**Work required:**
Write the listing below out again exactly, dropping the images.

**Data shown:**
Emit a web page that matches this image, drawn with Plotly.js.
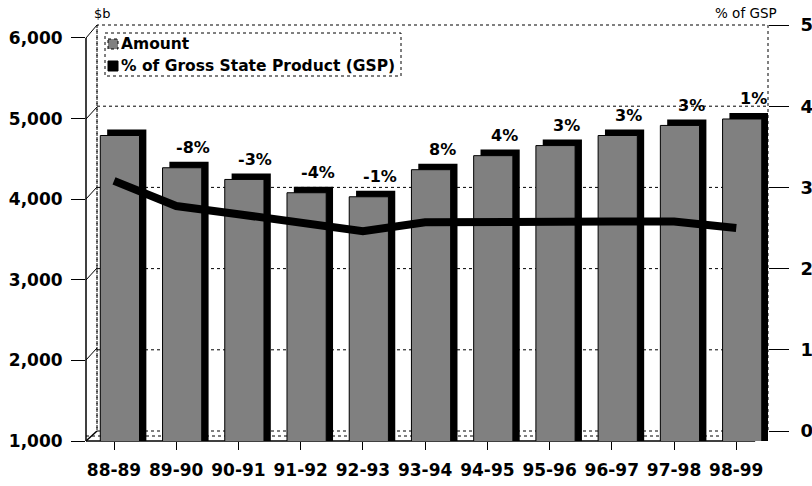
<!DOCTYPE html>
<html>
<head>
<meta charset="utf-8">
<script src="https://cdn.plot.ly/plotly-3.0.1.min.js"></script>
<style>html,body{margin:0;padding:0;background:#fff;}#chart{width:812px;height:486px;}</style>
</head>
<body>
<div id="chart"></div>
<script>
// ---- data ----
const categories = ['88-89','89-90','90-91','91-92','92-93','93-94','94-95','95-96','96-97','97-98','98-99'];
const amount = [4790, 4390, 4245, 4080, 4030, 4366, 4540, 4665, 4790, 4915, 4995];
const gspPct = [3.08, 2.77, 2.67, 2.57, 2.46, 2.57, 2.58, 2.58, 2.58, 2.58, 2.50];
const changeLabels = ['', '-8%', '-3%', '-4%', '-1%', '8%', '4%', '3%', '3%', '3%', '1%'];
const leftTicks = [1000, 2000, 3000, 4000, 5000, 6000];
const rightTicks = [0, 1, 2, 3, 4, 5];
const seriesNames = ['Amount', '% of Gross State Product (GSP)'];

// ---- styling constants ----
const FONT = 'DejaVu Sans, Arial, sans-serif';
const W = 812, H = 486;
const M = {l: 86, r: 44, t: 25, b: 45};
const PW = W - M.l - M.r, PH = H - M.t - M.b;
const px = x => (x - M.l) / PW;
const py = y => (H - M.b - y) / PH;
const DEPTH_Y = 75;      // 3D depth shown as value offset for shadow bar
const BAR_OFFSET = -0.22, BAR_WIDTH = 0.63, DEPTH_X = 0.11;
const GRAY = '#808080';

const xIdx = categories.map((c, i) => i);

const shadow = {
  type: 'bar', x: xIdx, y: amount.map(v => v + DEPTH_Y),
  offset: BAR_OFFSET + DEPTH_X, width: BAR_WIDTH,
  marker: {color: '#000000', line: {width: 0}},
  showlegend: false, hoverinfo: 'skip', yaxis: 'y'
};
const bars = {
  type: 'bar', name: seriesNames[0], x: xIdx, y: amount,
  offset: BAR_OFFSET, width: BAR_WIDTH,
  marker: {color: GRAY, line: {color: '#000000', width: 1}},
  yaxis: 'y', showlegend: false
};
const line = {
  type: 'scatter', mode: 'lines', name: seriesNames[1],
  x: xIdx, y: gspPct, yaxis: 'y2',
  line: {color: '#000000', width: 8}, showlegend: false
};

const annotations = changeLabels.map((t, i) => ({
  x: i, y: amount[i], xref: 'x', yref: 'y', text: t, showarrow: false,
  xshift: 17, yshift: 20, font: {family: FONT, size: 16, color: '#000', weight: 'bold'}
})).filter(a => a.text !== '');
annotations.push({xref: 'paper', yref: 'paper', x: px(92), y: py(13), xanchor: 'left', yanchor: 'middle',
  text: '$b', showarrow: false, font: {family: FONT, size: 13, color: '#000'}});
annotations.push({xref: 'paper', yref: 'paper', x: px(779), y: py(13), xanchor: 'right', yanchor: 'middle',
  text: '% of GSP', showarrow: false, font: {family: FONT, size: 13.5, color: '#000'}});
// legend labels
[44, 66].forEach((yy, k) => annotations.push({xref: 'paper', yref: 'paper', x: px(119), y: py(yy),
  xanchor: 'left', yanchor: 'middle', text: seriesNames[k], showarrow: false,
  font: {family: FONT, size: 15.5, color: '#000', weight: 'bold'}}));

const shapes = [];
const L = (x0, y0, x1, y1, dash, w) => shapes.push({type: 'line', xref: 'paper', yref: 'paper',
  x0: px(x0), y0: py(y0), x1: px(x1), y1: py(y1), layer: 'below',
  line: {color: '#000', width: w || 1, dash: dash || 'solid'}});
// back wall
shapes.push({type: 'rect', xref: 'paper', yref: 'paper', x0: px(97), x1: px(768), y0: py(431), y1: py(25),
  layer: 'below', line: {color: '#000', width: 1, dash: 'dot'}});
// gridlines on back wall from right-axis ticks
rightTicks.slice(1, -1).forEach(v => shapes.push({type: 'line', xref: 'paper', yref: 'y2',
  x0: px(97), x1: 1, y0: v, y1: v, layer: 'below', line: {color: '#000', width: 1, dash: 'dot'}}));
// left wall
L(86, 441, 86, 38, 'solid', 1.5);
L(86, 38, 97, 25, 'solid', 1);
L(86, 441, 97, 431, 'solid', 1.5);
L(97, 25, 97, 431, 'dot', 1);
[360, 280, 199, 119].forEach(y => L(86, y, 97, y - 12, 'solid', 1));
// floor
L(86, 441, 755, 441, 'solid', 1.5);
L(86, 436, 755, 436, 'dot', 1);
L(755, 441, 768, 431, 'solid', 1);
// custom legend box and keys
const R = (x0, y0, x1, y1, fill, dash, layer) => shapes.push({type: 'rect', xref: 'paper', yref: 'paper',
  x0: px(x0), y0: py(y0), x1: px(x1), y1: py(y1), layer: layer || 'above', fillcolor: fill,
  line: {color: '#000', width: 1, dash: dash || 'solid'}});
R(105, 33, 401, 76, '#ffffff', 'dot', 'above');
R(108, 39, 118, 49, GRAY, 'dot', 'above');
R(108, 61, 118, 71, '#000000', 'solid', 'above');

const layout = {
  width: W, height: H,
  margin: {l: M.l, r: M.r, t: M.t, b: M.b, pad: 0},
  paper_bgcolor: '#fff', plot_bgcolor: 'rgba(0,0,0,0)',
  barmode: 'overlay', showlegend: false,
  font: {family: FONT, color: '#000'},
  xaxis: {
    range: [-0.45, 10.51], tickmode: 'array', tickvals: xIdx, ticktext: categories,
    showgrid: false, zeroline: false, showline: false,
    ticks: 'outside', ticklen: 8, tickcolor: '#000', tickwidth: 1,
    ticklabelstandoff: 6,
    tickfont: {family: FONT, size: 17, color: '#000', weight: 'bold'}
  },
  yaxis: {
    range: [1000, 6161], tickmode: 'array', tickvals: leftTicks,
    ticktext: leftTicks.map(v => v.toLocaleString('en-US')),
    showgrid: false, zeroline: false, showline: false,
    ticks: 'outside', ticklen: 14, tickcolor: '#000', tickwidth: 1,
    ticklabelstandoff: 5,
    tickfont: {family: FONT, size: 17, color: '#000', weight: 'bold'}
  },
  yaxis2: {
    overlaying: 'y', side: 'right', range: [-0.123, 5], tickmode: 'array', tickvals: rightTicks,
    showgrid: false, zeroline: false, showline: false,
    ticks: 'outside', ticklen: 20, tickcolor: '#000', tickwidth: 1,
    ticklabelstandoff: 8,
    tickfont: {family: FONT, size: 18, color: '#000', weight: 'bold'}
  },
  annotations: annotations,
  shapes: shapes
};

Plotly.newPlot('chart', [shadow, bars, line], layout, {displayModeBar: false, staticPlot: true});
</script>
</body>
</html>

**Finished task:**
Emit a web page that matches this image, drawn with Plotly.js.
<!DOCTYPE html>
<html>
<head>
<meta charset="utf-8">
<script src="https://cdn.plot.ly/plotly-3.0.1.min.js"></script>
<style>html,body{margin:0;padding:0;background:#fff;}#chart{width:812px;height:486px;}</style>
</head>
<body>
<div id="chart"></div>
<script>
// ---- data ----
const categories = ['88-89','89-90','90-91','91-92','92-93','93-94','94-95','95-96','96-97','97-98','98-99'];
const amount = [4790, 4390, 4245, 4080, 4030, 4366, 4540, 4665, 4790, 4915, 4995];
const gspPct = [3.08, 2.77, 2.67, 2.57, 2.46, 2.57, 2.58, 2.58, 2.58, 2.58, 2.50];
const changeLabels = ['', '-8%', '-3%', '-4%', '-1%', '8%', '4%', '3%', '3%', '3%', '1%'];
const leftTicks = [1000, 2000, 3000, 4000, 5000, 6000];
const rightTicks = [0, 1, 2, 3, 4, 5];
const seriesNames = ['Amount', '% of Gross State Product (GSP)'];

// ---- styling constants ----
const FONT = 'DejaVu Sans, Arial, sans-serif';
const W = 812, H = 486;
const M = {l: 86, r: 44, t: 25, b: 45};
const PW = W - M.l - M.r, PH = H - M.t - M.b;
const px = x => (x - M.l) / PW;
const py = y => (H - M.b - y) / PH;
const DEPTH_Y = 75;      // 3D depth shown as value offset for shadow bar
const BAR_OFFSET = -0.22, BAR_WIDTH = 0.63, DEPTH_X = 0.11;
const GRAY = '#808080';

const xIdx = categories.map((c, i) => i);

const shadow = {
  type: 'bar', x: xIdx, y: amount.map(v => v + DEPTH_Y),
  offset: BAR_OFFSET + DEPTH_X, width: BAR_WIDTH,
  marker: {color: '#000000', line: {width: 0}},
  showlegend: false, hoverinfo: 'skip', yaxis: 'y'
};
const bars = {
  type: 'bar', name: seriesNames[0], x: xIdx, y: amount,
  offset: BAR_OFFSET, width: BAR_WIDTH,
  marker: {color: GRAY, line: {color: '#000000', width: 1}},
  yaxis: 'y', showlegend: false
};
const line = {
  type: 'scatter', mode: 'lines', name: seriesNames[1],
  x: xIdx, y: gspPct, yaxis: 'y2',
  line: {color: '#000000', width: 8}, showlegend: false
};

const annotations = changeLabels.map((t, i) => ({
  x: i, y: amount[i], xref: 'x', yref: 'y', text: t, showarrow: false,
  xshift: 17, yshift: 20, font: {family: FONT, size: 16, color: '#000', weight: 'bold'}
})).filter(a => a.text !== '');
annotations.push({xref: 'paper', yref: 'paper', x: px(92), y: py(13), xanchor: 'left', yanchor: 'middle',
  text: '$b', showarrow: false, font: {family: FONT, size: 13, color: '#000'}});
annotations.push({xref: 'paper', yref: 'paper', x: px(779), y: py(13), xanchor: 'right', yanchor: 'middle',
  text: '% of GSP', showarrow: false, font: {family: FONT, size: 13.5, color: '#000'}});
// legend labels
[44, 66].forEach((yy, k) => annotations.push({xref: 'paper', yref: 'paper', x: px(119), y: py(yy),
  xanchor: 'left', yanchor: 'middle', text: seriesNames[k], showarrow: false,
  font: {family: FONT, size: 15.5, color: '#000', weight: 'bold'}}));

const shapes = [];
const L = (x0, y0, x1, y1, dash, w) => shapes.push({type: 'line', xref: 'paper', yref: 'paper',
  x0: px(x0), y0: py(y0), x1: px(x1), y1: py(y1), layer: 'below',
  line: {color: '#000', width: w || 1, dash: dash || 'solid'}});
// back wall
shapes.push({type: 'rect', xref: 'paper', yref: 'paper', x0: px(97), x1: px(768), y0: py(431), y1: py(25),
  layer: 'below', line: {color: '#000', width: 1, dash: 'dot'}});
// gridlines on back wall from right-axis ticks
rightTicks.slice(1, -1).forEach(v => shapes.push({type: 'line', xref: 'paper', yref: 'y2',
  x0: px(97), x1: 1, y0: v, y1: v, layer: 'below', line: {color: '#000', width: 1, dash: 'dot'}}));
// left wall
L(86, 441, 86, 38, 'solid', 1.5);
L(86, 38, 97, 25, 'solid', 1);
L(86, 441, 97, 431, 'solid', 1.5);
L(97, 25, 97, 431, 'dot', 1);
[360, 280, 199, 119].forEach(y => L(86, y, 97, y - 12, 'solid', 1));
// floor
L(86, 441, 755, 441, 'solid', 1.5);
L(86, 436, 755, 436, 'dot', 1);
L(755, 441, 768, 431, 'solid', 1);
// custom legend box and keys
const R = (x0, y0, x1, y1, fill, dash, layer) => shapes.push({type: 'rect', xref: 'paper', yref: 'paper',
  x0: px(x0), y0: py(y0), x1: px(x1), y1: py(y1), layer: layer || 'above', fillcolor: fill,
  line: {color: '#000', width: 1, dash: dash || 'solid'}});
R(105, 33, 401, 76, '#ffffff', 'dot', 'above');
R(108, 39, 118, 49, GRAY, 'dot', 'above');
R(108, 61, 118, 71, '#000000', 'solid', 'above');

const layout = {
  width: W, height: H,
  margin: {l: M.l, r: M.r, t: M.t, b: M.b, pad: 0},
  paper_bgcolor: '#fff', plot_bgcolor: 'rgba(0,0,0,0)',
  barmode: 'overlay', showlegend: false,
  font: {family: FONT, color: '#000'},
  xaxis: {
    range: [-0.45, 10.51], tickmode: 'array', tickvals: xIdx, ticktext: categories,
    showgrid: false, zeroline: false, showline: false,
    ticks: 'outside', ticklen: 8, tickcolor: '#000', tickwidth: 1,
    ticklabelstandoff: 6,
    tickfont: {family: FONT, size: 17, color: '#000', weight: 'bold'}
  },
  yaxis: {
    range: [1000, 6161], tickmode: 'array', tickvals: leftTicks,
    ticktext: leftTicks.map(v => v.toLocaleString('en-US')),
    showgrid: false, zeroline: false, showline: false,
    ticks: 'outside', ticklen: 14, tickcolor: '#000', tickwidth: 1,
    ticklabelstandoff: 5,
    tickfont: {family: FONT, size: 17, color: '#000', weight: 'bold'}
  },
  yaxis2: {
    overlaying: 'y', side: 'right', range: [-0.123, 5], tickmode: 'array', tickvals: rightTicks,
    showgrid: false, zeroline: false, showline: false,
    ticks: 'outside', ticklen: 20, tickcolor: '#000', tickwidth: 1,
    ticklabelstandoff: 8,
    tickfont: {family: FONT, size: 18, color: '#000', weight: 'bold'}
  },
  annotations: annotations,
  shapes: shapes
};

Plotly.newPlot('chart', [shadow, bars, line], layout, {displayModeBar: false, staticPlot: true});
</script>
</body>
</html>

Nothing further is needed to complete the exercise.